Le responsable à Sonatrach commence son récit au milieu d'une cohue de journalistes qui étaient obligés de pousser des coudes pour pouvoir entendre ce qu'il disait. Tout représentant du groupe Sonatrach qu'il est, il n'avait pas de micro pour s'adresser à plus de 150 journalistes. Seuls ceux qui étaient à sa proximité pouvaient entendre. Le DG refusera plus tard de répondre aux questions qui, avait-il dit, lui avaient été déjà posées «tout au début». Il n'aura peut-être pas remarqué qu'il l'avait fait au milieu d'un total désordre. Tant pis pour ceux qui ne pouvaient pas être tout près de lui. «Je ne veux pas revenir sur les faits négatifs, je veux parler du positif, de la relance du complexe et de la reprise du travail», avait-il lancé avec une langue de bois bien frustrante pour «les chercheurs du moindre détail» que nous étions en ces moments. Mais il semble que la précision était adressée aux seuls journalistes nationaux.

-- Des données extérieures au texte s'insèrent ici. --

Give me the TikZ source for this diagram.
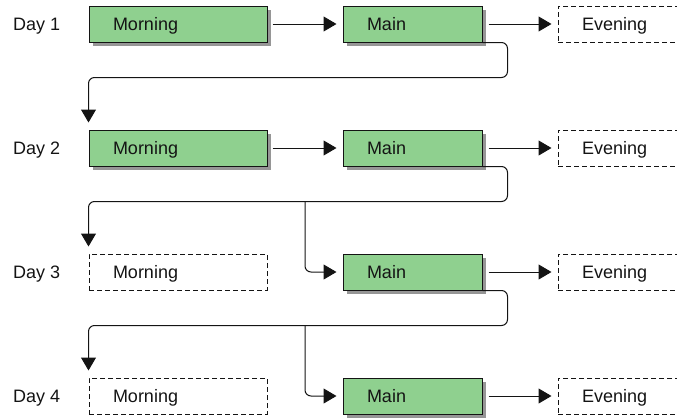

En effet, que ce soit lui ou un autre cadre de Sonatrach, tous deux semblaient ne pas trop vouloir répondre aux questions des journalistes algériens alors qu'ils affichaient une parfaite disponibilité quand ils étaient abordés par les confrères étrangers. Curieuse perception de la communication que beaucoup de nationaux ont subie ce jour-là. Pourquoi n'avez-vous pas prévu de micros, comme ça tout le monde aurait entendu? demandent des journalistes. «Ils ont brûlé durant le drame que nous avons vécu», répond l'un d'entre les responsables. «Le plus judicieux aurait été que les organisateurs prévoient de ramener un micro d'Alger, Sonatrach en a, non?», lancent des journalistes. Il était clair que personne n'y avait pensé. Pourtant, les encadreurs étaient bien nombreux.

Les journalistes venus de plusieurs pays ont voulu, quelque part, reconstituer les faits pour essayer de comprendre et expliquer à leurs compatriotes ce qui a pu se passer. Les Japonais étaient les plus nombreux, jeudi dernier à In Amenas. Un journaliste de la télévision nippone, micro en main, suivi par une caméra, filmait et commentait tout ce qui avait dans les coins et recoins de la base de vie et du complexe gazier avec l'espoir, peut-être, que ceux de leur pays qui ont perdu des proches dans ce carnage terroriste, puissent faire enfin leur deuil. Les journalistes norvégiens, français, allemands, américains et autres, nourrissaient à ce moment-là, certainement le même sentiment. Il est vrai que ce voyage de presse a permis aux femmes et hommes des médias d'être en face de ceux qui ont vécu le drame. Ils n'ont rien dit de plus de ce qui n'a été déjà dit avant ce voyage médiatique. Mais les rencontrer même pour quelques instants, les écouter parler de leur calvaire, les suivre sur ces lieux du crime, nous a fait partagé la profonde douleur qui les ronge.